​FOI Ref: FOI/2022/3545

You asked

Please provide information on all COVID-19 deaths since March 2020 relating to COVID-19 only.

We said

Thank you for your enquiry.

Doctors are required by law to certify the cause of death 'to the best of their knowledge and belief'. That means they use their medical expertise to decide the cause based on symptoms, physical examination, hospital records, laboratory tests, and all the other information available. If death is certified by a coroner, the Coroner's Court follows legal rules of evidence when deciding the causes of death. No-one has the power to tell a doctor or coroner to reach a particular decision about the cause of death. There are long-standing guidelines and processes which have to be followed, and some changes have been made to these to allow for the circumstances of the pandemic -- but there is no change to the legal and professional obligation to record the cause of death accurately.

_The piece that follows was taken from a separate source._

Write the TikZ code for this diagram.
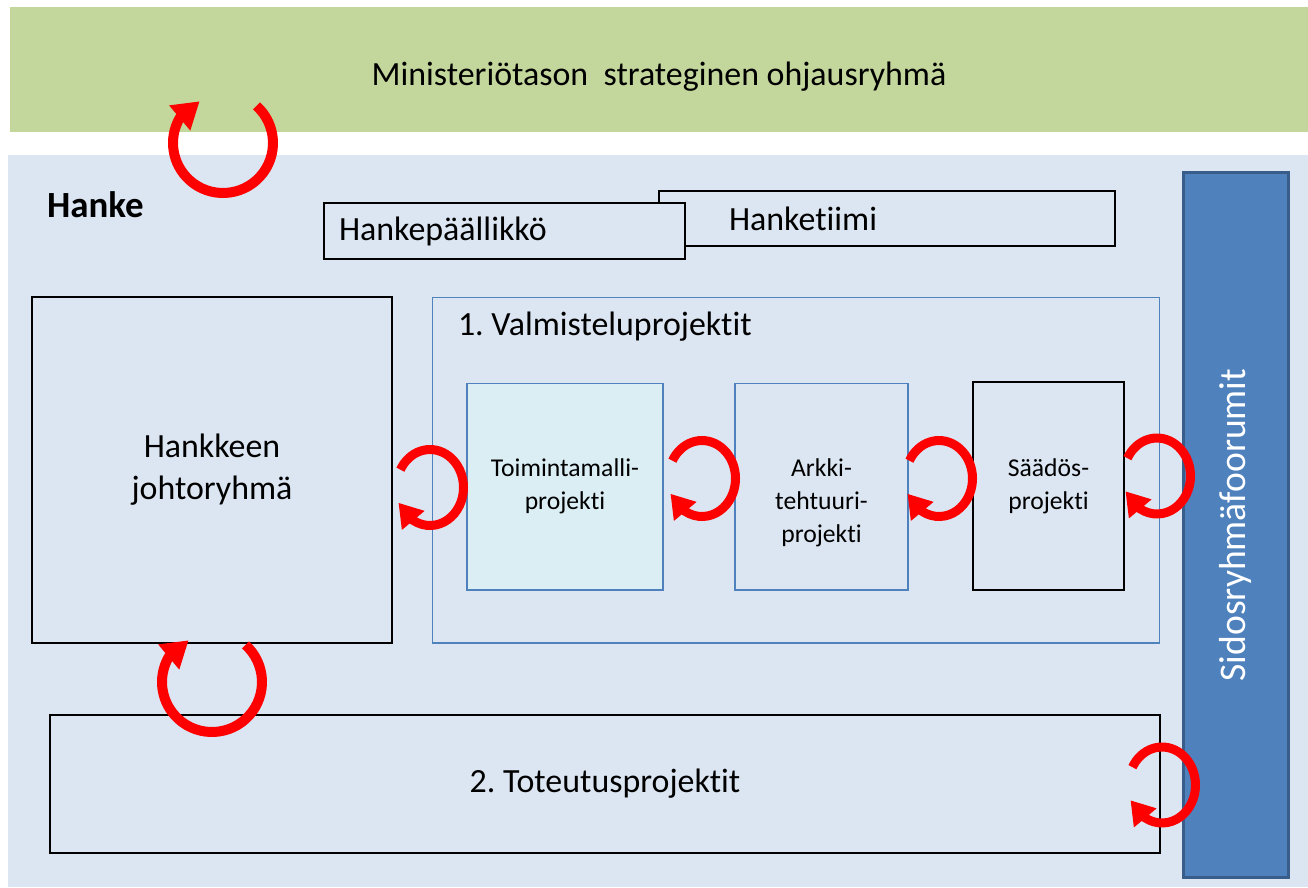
\documentclass[tikz,border=0pt]{standalone}
\usepackage{fontspec}
\setmainfont{Carlito}[Ligatures=NoCommon]
\usetikzlibrary{arrows.meta,positioning}
\frenchspacing

\definecolor{bandgreen}{HTML}{C3D69B}
\definecolor{hankebg}{HTML}{DCE6F2}
\definecolor{forumblue}{HTML}{4F81BD}
\definecolor{forumedge}{HTML}{385D8A}
\definecolor{projcyan}{HTML}{DBEEF4}

\begin{document}
\begin{tikzpicture}[
  x=0.02cm, y=-0.02cm,
  plain/.style={rectangle, inner sep=0pt, outer sep=0pt},
  plainbox/.style={plain, draw=black, line width=1pt, fill=hankebg},
  subbox/.style={plain, draw=forumblue, line width=0.6pt, fill=hankebg},
  bigtext/.style={font=\fontsize{19.3}{23.8}\selectfont},
  smalltext/.style={font=\fontsize{14.6}{18.7}\selectfont, align=center},
  cyclearrow/.style={red, line width=0.18cm, -{Triangle[length=0.46cm, width=0.56cm]}},
  bigcycle/.style={red, line width=0.2cm, -{Triangle[length=0.52cm, width=0.62cm]}}
]
\useasboundingbox (0,0) rectangle (1308,887);
% ministry level
\node[plain, fill=bandgreen, minimum width=25.96cm, minimum height=2.5cm] (ministry) at (659,69.5) {};
\node[plain, bigtext] (ministrytext) at (659,77) {Ministeriötason\ \ strateginen ohjausryhmä};
% project area
\node[plain, fill=hankebg, minimum width=26cm, minimum height=14.64cm] (hanke) at (658,521) {};
\node[plain, anchor=west, font=\fontsize{21}{25}\selectfont\bfseries] (hanketitle) at (47,205) {Hanke};
\node[plainbox, minimum height=1.1cm, text width=6.32cm, inner xsep=1.4cm, align=left, bigtext] (team) at (887,218.5) {Hanketiimi};
\node[plainbox, minimum height=1.12cm, text width=6.62cm, inner xsep=0.3cm, align=left, bigtext] (manager) at (504.5,231) {Hankepäällikkö};
\node[plainbox, minimum width=7.2cm, minimum height=6.92cm, align=center, bigtext] (steering) at (212,470) {Hankkeen\\johtoryhmä};
% preparation projects
\node[subbox, minimum width=14.56cm, minimum height=6.92cm] (prep) at (796,470) {};
\node[plain, anchor=west, bigtext] (preptitle) at (458,327) {1. Valmisteluprojektit};
\node[subbox, fill=projcyan, minimum width=3.92cm, minimum height=4.14cm, smalltext] (opmodel) at (565,486.5) {Toimintamalli-\\projekti};
\node[subbox, minimum width=3.46cm, minimum height=4.14cm] (archi) at (821.5,486.5) {};
\node[plain, smalltext] (architext) at (821.5,503) {Arkki-\\tehtuuri-\\projekti};
\node[plainbox, minimum width=3.02cm, minimum height=4.16cm, smalltext] (statute) at (1048.5,486) {Säädös-\\projekti};
% implementation
\node[plainbox, minimum width=22.2cm, minimum height=2.76cm, bigtext] (impl) at (605,784) {2. Toteutusprojektit};
% stakeholder forum
\node[plain, rotate=90, fill=forumblue, draw=forumedge, line width=1.7pt, minimum width=14.12cm, minimum height=2.1cm, text=white, font=\fontsize{21.4}{25}\selectfont] (forum) at (1235.5,525) {Sidosryhmäfoorumit};
% feedback loops
\draw[bigcycle] (223,143) ++(48:1cm) arc[start angle=48, end angle=-210, radius=1cm] -- ++(40:0.52cm);
\draw[bigcycle] (212,682) ++(48:1cm) arc[start angle=48, end angle=-210, radius=1cm] -- ++(40:0.52cm);
\draw[cyclearrow] (430,487.5) ++(152:0.67cm and 0.76cm) arc[start angle=152, end angle=-120, x radius=0.67cm, y radius=0.76cm] -- ++(130:0.46cm);
\draw[cyclearrow] (702,478.5) ++(152:0.67cm and 0.76cm) arc[start angle=152, end angle=-120, x radius=0.67cm, y radius=0.76cm] -- ++(130:0.46cm);
\draw[cyclearrow] (939,478.5) ++(152:0.67cm and 0.76cm) arc[start angle=152, end angle=-120, x radius=0.67cm, y radius=0.76cm] -- ++(130:0.46cm);
\draw[cyclearrow] (1157,476) ++(152:0.67cm and 0.76cm) arc[start angle=152, end angle=-120, x radius=0.67cm, y radius=0.76cm] -- ++(130:0.46cm);
\draw[cyclearrow] (1162,785) ++(152:0.67cm and 0.76cm) arc[start angle=152, end angle=-120, x radius=0.67cm, y radius=0.76cm] -- ++(130:0.46cm);
\end{tikzpicture}
\end{document}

You can read the government guidelines for doctors on completing a medical certificate of cause of death (MCCD).

When a person dies, in most cases a doctor writes a medical certificate of cause of death (MCCD) which is then recorded in the death registration (at a local authority registration office). The details are printed out as the official 'death certificate' for the next of kin. The same information is sent electronically from the registration office to ONS for us to produce statistics about causes of death. For some deaths, such as when the death was due to an accident or violence, there is a coroner's inquest to establish the facts and the coroner then decides the cause of death and sends their findings to the local registrar.  

You can read in detail about the process of counting deaths and producing mortality statistics in the ONS User guide to mortality statistics.

Our data as described here are different from the figures on COVID-19 deaths published on the government's COVID-19 dashboard which shows 'deaths within 28 days of a positive test'. You can read a blog by Professor John Newton of Public Health England about the complexities of counting COVID-19 deaths and the different methods used.

Our mortality data comes from the information collected at death registration. All the conditions mentioned on the death certificate are coded using the International Classification of Diseases, Tenth Revision (ICD-10). From all of these causes an underlying cause of death is selected using ICD-10 coding rules.

The underlying cause of death is defined by WHO as:

a) the disease or injury that initiated the train of events directly leading to death, or\ b) the circumstances of the accident or violence that produced the fatal injury

The ICD-10 cause codes for COVID-19 are U07.1 and U07.2.

For 2020 data, we hold finalised analysis of COVID-19 deaths in the following publication: Deaths due to COVID-19, registered in England and Wales: 2020

We also publish COVID-19 deaths in our Deaths Registered Weekly in England and Wales and Monthly Mortality Analysis publications. This data includes deaths by place of occurrence including hospitals.

2021 data is still provisional and therefore subject to change. This is to allow the inclusion of late registration deaths which have typically been referred to a coroner for further investigation. Finalised 2021 mortality data will be published in July 2022 as part of our Deaths Registered in England and Wales series.

Headline UK data on COVID-19 deaths is available as part of our Weekly Deaths publication. If you require for further information on Scottish or Northern Irish COVID-19 deaths, National Records Scotland (NRS) and Northern Ireland Statistics and Research Agency (NISRA) are responsible for statistics pertaining to Scotland and Northern Ireland. They can be contacted at foi@nrscotland.gov.uk and info@nisra.gov.uk respectively.

Further information on the description of changes to death certificate and registration under the Coronavirus 2020 Act and the impact it has had on the quality of death registration data is available in our Quality of mortality data during the coronavirus pandemic, England and Wales publication.